- **Records for the exercise**

####################

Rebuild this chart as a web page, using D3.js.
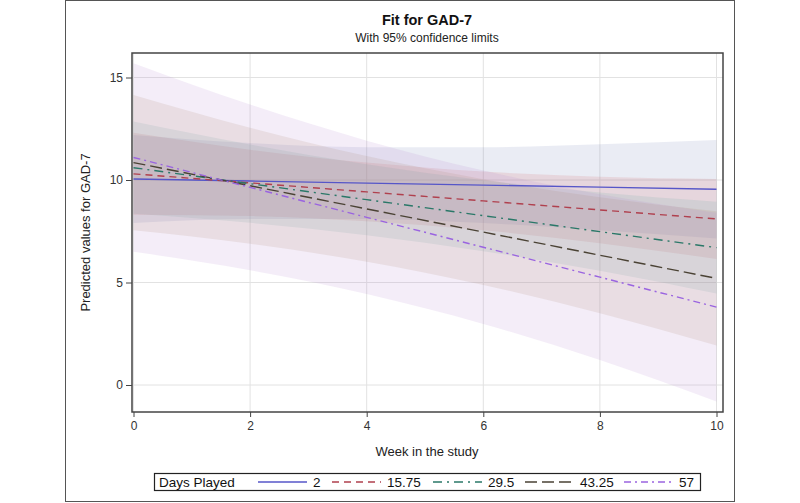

####################

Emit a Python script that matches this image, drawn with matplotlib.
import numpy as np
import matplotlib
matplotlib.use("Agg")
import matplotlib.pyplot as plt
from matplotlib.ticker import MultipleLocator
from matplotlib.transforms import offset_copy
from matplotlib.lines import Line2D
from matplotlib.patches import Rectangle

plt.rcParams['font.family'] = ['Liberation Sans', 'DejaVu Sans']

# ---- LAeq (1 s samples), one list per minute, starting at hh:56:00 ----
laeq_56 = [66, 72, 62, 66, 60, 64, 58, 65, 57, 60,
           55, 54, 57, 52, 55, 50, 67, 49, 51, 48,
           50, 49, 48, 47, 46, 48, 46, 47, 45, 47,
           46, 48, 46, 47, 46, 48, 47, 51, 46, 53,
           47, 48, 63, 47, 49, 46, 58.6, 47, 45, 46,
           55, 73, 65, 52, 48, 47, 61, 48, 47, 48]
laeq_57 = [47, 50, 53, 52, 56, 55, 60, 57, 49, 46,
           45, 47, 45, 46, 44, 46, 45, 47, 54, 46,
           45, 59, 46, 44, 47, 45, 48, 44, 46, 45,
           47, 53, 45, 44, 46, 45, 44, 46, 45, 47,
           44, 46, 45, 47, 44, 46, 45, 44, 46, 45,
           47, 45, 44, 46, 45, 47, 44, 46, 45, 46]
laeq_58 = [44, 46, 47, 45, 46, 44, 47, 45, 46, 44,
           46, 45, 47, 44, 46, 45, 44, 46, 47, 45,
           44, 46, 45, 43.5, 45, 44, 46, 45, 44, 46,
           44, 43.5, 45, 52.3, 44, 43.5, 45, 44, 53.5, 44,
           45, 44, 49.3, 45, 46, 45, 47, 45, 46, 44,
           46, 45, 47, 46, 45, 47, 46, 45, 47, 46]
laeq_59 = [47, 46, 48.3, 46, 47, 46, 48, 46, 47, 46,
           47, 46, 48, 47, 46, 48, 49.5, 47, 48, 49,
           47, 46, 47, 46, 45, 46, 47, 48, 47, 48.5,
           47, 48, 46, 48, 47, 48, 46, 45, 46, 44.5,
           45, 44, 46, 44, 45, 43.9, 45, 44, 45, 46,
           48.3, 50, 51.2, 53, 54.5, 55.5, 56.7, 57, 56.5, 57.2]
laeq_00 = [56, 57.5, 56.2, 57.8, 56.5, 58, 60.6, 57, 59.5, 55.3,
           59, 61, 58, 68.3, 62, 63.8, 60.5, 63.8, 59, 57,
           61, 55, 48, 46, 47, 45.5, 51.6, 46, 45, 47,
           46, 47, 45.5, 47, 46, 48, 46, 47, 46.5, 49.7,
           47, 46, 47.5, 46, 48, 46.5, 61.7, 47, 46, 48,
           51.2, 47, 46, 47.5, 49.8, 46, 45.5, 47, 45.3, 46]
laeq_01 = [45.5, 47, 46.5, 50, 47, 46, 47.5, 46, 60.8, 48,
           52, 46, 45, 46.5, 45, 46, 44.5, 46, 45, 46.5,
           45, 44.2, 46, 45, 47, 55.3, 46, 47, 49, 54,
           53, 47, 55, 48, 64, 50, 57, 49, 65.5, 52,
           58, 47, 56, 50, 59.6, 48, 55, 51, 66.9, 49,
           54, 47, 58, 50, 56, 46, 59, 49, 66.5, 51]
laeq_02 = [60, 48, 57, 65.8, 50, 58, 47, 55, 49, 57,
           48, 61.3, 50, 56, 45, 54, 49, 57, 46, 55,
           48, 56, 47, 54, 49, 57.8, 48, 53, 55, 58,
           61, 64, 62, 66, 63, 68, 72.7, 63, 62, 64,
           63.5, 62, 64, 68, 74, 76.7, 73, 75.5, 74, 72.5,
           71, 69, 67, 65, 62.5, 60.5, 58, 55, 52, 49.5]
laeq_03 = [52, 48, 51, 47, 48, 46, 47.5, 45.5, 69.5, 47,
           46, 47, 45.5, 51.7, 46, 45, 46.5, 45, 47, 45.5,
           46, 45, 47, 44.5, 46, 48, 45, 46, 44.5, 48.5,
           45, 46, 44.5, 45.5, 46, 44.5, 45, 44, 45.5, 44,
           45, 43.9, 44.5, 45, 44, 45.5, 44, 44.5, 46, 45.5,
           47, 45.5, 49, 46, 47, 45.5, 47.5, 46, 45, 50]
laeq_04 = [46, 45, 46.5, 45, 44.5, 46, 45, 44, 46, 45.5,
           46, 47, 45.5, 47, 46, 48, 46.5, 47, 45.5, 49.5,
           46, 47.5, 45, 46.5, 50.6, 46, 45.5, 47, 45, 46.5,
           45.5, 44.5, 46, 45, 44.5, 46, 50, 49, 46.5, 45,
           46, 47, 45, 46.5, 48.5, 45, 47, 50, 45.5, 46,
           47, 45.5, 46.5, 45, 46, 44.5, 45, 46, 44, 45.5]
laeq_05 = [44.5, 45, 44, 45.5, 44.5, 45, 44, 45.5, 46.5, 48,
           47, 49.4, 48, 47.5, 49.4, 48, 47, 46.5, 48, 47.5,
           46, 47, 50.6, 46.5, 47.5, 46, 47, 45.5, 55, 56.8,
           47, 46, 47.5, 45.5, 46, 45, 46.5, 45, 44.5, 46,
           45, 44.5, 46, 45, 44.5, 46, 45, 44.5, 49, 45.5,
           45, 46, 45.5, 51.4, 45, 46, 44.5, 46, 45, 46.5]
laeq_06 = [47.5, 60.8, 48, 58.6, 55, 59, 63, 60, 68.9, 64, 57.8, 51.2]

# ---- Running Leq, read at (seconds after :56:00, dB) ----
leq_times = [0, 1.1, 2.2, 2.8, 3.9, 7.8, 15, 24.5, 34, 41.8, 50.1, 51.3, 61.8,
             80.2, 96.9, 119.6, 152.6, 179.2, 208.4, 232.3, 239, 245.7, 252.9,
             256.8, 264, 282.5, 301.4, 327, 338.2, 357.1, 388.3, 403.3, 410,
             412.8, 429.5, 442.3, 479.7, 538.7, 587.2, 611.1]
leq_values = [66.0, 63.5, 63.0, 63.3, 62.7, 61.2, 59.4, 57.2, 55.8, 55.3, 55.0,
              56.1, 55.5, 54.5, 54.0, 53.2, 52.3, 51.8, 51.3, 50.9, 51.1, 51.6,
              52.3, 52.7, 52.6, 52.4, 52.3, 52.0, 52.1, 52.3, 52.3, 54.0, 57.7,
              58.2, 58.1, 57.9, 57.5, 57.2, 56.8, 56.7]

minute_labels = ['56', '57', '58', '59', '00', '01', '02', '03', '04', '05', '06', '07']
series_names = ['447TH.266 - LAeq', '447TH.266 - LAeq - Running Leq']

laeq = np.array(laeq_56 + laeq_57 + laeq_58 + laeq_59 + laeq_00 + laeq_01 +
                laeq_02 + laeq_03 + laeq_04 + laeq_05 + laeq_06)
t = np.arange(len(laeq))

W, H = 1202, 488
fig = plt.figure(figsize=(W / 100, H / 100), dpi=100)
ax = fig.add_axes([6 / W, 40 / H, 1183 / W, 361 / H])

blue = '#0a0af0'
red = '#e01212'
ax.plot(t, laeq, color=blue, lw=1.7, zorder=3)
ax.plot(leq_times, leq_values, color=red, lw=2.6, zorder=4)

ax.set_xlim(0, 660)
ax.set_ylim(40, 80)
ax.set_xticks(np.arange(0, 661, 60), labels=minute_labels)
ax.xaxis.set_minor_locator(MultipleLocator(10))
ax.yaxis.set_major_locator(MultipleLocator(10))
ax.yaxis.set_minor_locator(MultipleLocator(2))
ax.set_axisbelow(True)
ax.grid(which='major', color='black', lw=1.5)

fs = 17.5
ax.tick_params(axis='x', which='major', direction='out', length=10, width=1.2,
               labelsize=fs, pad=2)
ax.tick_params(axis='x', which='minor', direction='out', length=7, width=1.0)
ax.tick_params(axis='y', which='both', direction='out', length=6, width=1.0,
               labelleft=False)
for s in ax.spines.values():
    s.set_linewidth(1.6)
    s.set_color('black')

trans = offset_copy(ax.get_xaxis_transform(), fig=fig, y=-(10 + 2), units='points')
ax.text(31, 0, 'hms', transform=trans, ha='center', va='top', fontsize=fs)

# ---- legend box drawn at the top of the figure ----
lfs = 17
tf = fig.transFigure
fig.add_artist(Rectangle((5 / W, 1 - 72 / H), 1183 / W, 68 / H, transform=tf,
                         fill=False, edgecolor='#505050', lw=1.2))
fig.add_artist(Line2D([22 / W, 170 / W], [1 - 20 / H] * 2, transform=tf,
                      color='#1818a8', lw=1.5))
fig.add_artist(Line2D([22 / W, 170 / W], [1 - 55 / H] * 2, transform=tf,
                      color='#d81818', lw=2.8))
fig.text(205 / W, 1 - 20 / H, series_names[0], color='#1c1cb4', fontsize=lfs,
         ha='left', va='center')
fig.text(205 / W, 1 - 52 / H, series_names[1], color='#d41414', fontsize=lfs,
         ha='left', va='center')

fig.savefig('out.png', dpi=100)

####################

- **Your instructions**
Set down, exactly and alone, the run of lines from the line that has "Emit a Python" to the line that has "plt.rcParams['font.family'] = ['Liberation".

- **Task output**
Emit a Python script that matches this image, drawn with matplotlib.
import numpy as np
import matplotlib
matplotlib.use("Agg")
import matplotlib.pyplot as plt
from matplotlib.ticker import MultipleLocator
from matplotlib.transforms import offset_copy
from matplotlib.lines import Line2D
from matplotlib.patches import Rectangle

plt.rcParams['font.family'] = ['Liberation Sans', 'DejaVu Sans']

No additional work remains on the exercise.